Bike Ride with Older Boys
Laura Kasischke
The one I didn't go on.
I was thirteen,
and they were older.
I'd met them at the public pool. I must
have given them my number. I'm sure
I'd given them my number,
knowing the girl I was. . .
It was summer. My afternoons
were made of time and vinyl.
My mother worked,
but I had a bike. They wanted
to go for a ride.
Just me and them. I said
okay fine, I'd
meet them at the Stop-n-Goat
four o'clock.
And then I didn't show.
I have been given a little gift
—something sweet and
inexpensive, something
I never worked or asked or said
thank you for, most
days not aware
of what I have been given, or what I missed—
because it's that, too, isn't it?
I never saw those boys again.
I'm not as dumb
as they think I am
but neither am I wise.

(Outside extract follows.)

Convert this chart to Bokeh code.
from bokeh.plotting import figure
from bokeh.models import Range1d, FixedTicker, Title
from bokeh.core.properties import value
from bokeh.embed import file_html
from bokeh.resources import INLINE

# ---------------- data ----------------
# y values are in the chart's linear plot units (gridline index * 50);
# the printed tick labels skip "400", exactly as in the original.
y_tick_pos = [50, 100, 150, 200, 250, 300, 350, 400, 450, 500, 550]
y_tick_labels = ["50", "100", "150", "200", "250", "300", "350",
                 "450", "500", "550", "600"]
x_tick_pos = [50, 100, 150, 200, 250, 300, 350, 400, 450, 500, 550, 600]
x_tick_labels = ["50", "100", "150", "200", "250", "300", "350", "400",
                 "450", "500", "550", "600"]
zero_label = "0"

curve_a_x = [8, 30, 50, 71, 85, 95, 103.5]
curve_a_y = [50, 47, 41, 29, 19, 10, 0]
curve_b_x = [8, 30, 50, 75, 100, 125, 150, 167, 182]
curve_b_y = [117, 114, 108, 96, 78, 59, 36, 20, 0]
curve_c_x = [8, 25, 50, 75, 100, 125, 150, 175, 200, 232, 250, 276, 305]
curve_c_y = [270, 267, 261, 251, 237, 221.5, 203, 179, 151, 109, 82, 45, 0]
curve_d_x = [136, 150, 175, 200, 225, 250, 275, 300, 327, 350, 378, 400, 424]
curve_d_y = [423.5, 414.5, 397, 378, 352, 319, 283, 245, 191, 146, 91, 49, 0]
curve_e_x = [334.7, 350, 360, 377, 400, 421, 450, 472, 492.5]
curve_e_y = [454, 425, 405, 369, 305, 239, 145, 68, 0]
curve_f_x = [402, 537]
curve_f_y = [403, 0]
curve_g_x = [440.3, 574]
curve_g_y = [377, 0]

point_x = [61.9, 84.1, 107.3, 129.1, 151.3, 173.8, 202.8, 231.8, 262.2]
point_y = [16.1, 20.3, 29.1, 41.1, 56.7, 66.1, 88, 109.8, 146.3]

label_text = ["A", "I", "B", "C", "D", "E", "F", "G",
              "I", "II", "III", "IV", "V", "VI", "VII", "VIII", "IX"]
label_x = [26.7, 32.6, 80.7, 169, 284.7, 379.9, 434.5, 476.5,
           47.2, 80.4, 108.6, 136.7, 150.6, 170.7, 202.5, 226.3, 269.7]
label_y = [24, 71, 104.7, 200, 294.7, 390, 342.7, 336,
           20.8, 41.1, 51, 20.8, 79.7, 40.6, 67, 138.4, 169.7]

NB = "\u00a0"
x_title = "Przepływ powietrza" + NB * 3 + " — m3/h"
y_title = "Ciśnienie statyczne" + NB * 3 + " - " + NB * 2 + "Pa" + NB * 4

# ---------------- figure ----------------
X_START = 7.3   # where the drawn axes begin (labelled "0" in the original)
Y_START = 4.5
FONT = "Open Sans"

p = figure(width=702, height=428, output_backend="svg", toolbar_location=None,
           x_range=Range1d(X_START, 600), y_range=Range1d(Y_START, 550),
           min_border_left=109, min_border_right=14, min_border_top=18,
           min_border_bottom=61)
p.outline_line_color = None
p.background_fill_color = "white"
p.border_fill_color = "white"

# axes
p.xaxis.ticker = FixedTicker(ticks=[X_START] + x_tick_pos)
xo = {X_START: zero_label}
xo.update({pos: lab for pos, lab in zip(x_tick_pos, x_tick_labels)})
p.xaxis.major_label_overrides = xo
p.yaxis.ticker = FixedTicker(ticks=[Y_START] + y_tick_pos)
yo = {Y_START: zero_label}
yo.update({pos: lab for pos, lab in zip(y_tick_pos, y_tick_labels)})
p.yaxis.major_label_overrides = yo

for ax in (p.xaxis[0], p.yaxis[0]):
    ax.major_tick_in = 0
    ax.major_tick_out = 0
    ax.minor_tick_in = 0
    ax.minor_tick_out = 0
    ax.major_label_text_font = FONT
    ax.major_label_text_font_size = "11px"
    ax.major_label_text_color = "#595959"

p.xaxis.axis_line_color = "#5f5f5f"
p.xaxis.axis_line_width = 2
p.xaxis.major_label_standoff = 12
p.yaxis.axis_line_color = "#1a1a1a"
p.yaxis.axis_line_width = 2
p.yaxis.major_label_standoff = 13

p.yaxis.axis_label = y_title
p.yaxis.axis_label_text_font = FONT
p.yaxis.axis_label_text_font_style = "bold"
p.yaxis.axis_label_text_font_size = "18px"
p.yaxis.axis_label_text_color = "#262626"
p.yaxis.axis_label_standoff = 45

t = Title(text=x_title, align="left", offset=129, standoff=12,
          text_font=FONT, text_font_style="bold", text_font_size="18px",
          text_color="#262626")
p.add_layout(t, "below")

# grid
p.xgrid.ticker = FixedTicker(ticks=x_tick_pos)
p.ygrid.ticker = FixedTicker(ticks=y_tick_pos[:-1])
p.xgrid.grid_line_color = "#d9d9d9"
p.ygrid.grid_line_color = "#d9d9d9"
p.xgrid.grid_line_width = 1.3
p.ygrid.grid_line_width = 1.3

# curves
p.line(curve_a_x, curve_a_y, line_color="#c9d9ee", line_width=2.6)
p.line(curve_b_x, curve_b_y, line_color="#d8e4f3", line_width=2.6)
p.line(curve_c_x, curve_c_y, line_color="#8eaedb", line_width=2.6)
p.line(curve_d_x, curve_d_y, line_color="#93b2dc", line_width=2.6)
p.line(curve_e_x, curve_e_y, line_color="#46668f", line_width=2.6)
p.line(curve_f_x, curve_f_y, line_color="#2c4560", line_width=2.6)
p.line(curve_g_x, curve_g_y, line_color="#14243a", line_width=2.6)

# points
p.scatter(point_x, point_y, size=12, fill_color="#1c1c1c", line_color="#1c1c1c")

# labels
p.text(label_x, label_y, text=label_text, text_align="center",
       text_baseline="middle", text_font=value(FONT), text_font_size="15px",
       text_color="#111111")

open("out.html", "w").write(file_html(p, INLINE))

Perhaps
it is the best
afternoon of my life. Two
cute and older boys
pedaling beside me—respectful, awed. When we
turn down my street, the other girls see me ...

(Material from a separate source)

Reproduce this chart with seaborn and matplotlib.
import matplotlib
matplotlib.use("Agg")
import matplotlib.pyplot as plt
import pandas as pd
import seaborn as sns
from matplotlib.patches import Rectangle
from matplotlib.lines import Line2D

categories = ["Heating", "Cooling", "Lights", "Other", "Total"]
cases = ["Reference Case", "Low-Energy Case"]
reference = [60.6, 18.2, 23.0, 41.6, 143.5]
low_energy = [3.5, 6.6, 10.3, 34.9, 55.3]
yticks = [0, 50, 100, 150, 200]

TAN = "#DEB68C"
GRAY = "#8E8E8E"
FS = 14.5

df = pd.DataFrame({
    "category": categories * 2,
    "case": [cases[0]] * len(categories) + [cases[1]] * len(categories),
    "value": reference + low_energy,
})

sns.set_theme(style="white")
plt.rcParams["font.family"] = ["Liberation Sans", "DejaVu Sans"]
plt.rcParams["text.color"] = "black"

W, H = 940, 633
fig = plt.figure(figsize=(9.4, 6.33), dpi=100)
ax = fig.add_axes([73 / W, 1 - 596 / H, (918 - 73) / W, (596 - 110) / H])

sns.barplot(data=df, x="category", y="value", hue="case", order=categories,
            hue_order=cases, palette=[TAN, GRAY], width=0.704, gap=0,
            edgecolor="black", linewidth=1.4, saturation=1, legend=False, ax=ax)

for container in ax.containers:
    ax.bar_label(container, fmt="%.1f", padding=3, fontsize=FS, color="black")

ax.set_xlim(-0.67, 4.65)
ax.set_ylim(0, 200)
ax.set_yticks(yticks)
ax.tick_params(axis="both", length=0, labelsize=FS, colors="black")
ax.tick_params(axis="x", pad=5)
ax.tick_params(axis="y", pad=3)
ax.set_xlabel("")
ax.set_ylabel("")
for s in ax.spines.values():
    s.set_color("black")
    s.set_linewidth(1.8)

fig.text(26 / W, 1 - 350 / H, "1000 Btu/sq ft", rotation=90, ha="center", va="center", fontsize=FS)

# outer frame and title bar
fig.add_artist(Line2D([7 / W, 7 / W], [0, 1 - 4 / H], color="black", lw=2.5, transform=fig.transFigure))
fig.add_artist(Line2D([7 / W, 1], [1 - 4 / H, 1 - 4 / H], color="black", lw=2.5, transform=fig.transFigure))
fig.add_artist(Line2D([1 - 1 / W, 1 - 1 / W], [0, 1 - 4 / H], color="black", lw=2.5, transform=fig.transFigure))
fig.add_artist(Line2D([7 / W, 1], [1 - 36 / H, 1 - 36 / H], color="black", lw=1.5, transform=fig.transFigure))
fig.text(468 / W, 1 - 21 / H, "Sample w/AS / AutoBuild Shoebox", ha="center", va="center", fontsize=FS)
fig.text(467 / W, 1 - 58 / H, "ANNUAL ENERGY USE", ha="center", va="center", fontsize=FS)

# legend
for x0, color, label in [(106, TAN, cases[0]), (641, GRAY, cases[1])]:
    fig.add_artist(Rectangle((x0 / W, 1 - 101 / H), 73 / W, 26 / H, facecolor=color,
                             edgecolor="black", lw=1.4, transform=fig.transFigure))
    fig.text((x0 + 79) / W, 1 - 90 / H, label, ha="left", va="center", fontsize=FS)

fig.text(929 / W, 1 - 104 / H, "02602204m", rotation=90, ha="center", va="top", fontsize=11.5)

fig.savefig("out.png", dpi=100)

Everything as I imagined it would be.
Or, I am in a vacant field. When I
stand up again, there are bits of glass and gravel
ground into my knees.
I will never love myself again.
Who knew then
that someday I would be
thirty-seven, wiping
crumbs off the kitchen table with a sponge, remembering
them, thinking of this—
those boys still waiting
outside the Stop-n-Go, smoking
cigarettes, growing older.
I chose this poem because the title really grabbed my attention because that was something I used to do. My friends were always older then I was (just by a few months) but they would want to go for bike rides and stuff. Although we did not do the whole smoking part it still is something I will never forget. I have the scars on my knees from falling off and being "one of the boys" and seeing other girls in my neighborhood and just thinking how "cool" i thought i was. Now that I am older i still remember all of the things we did as kids.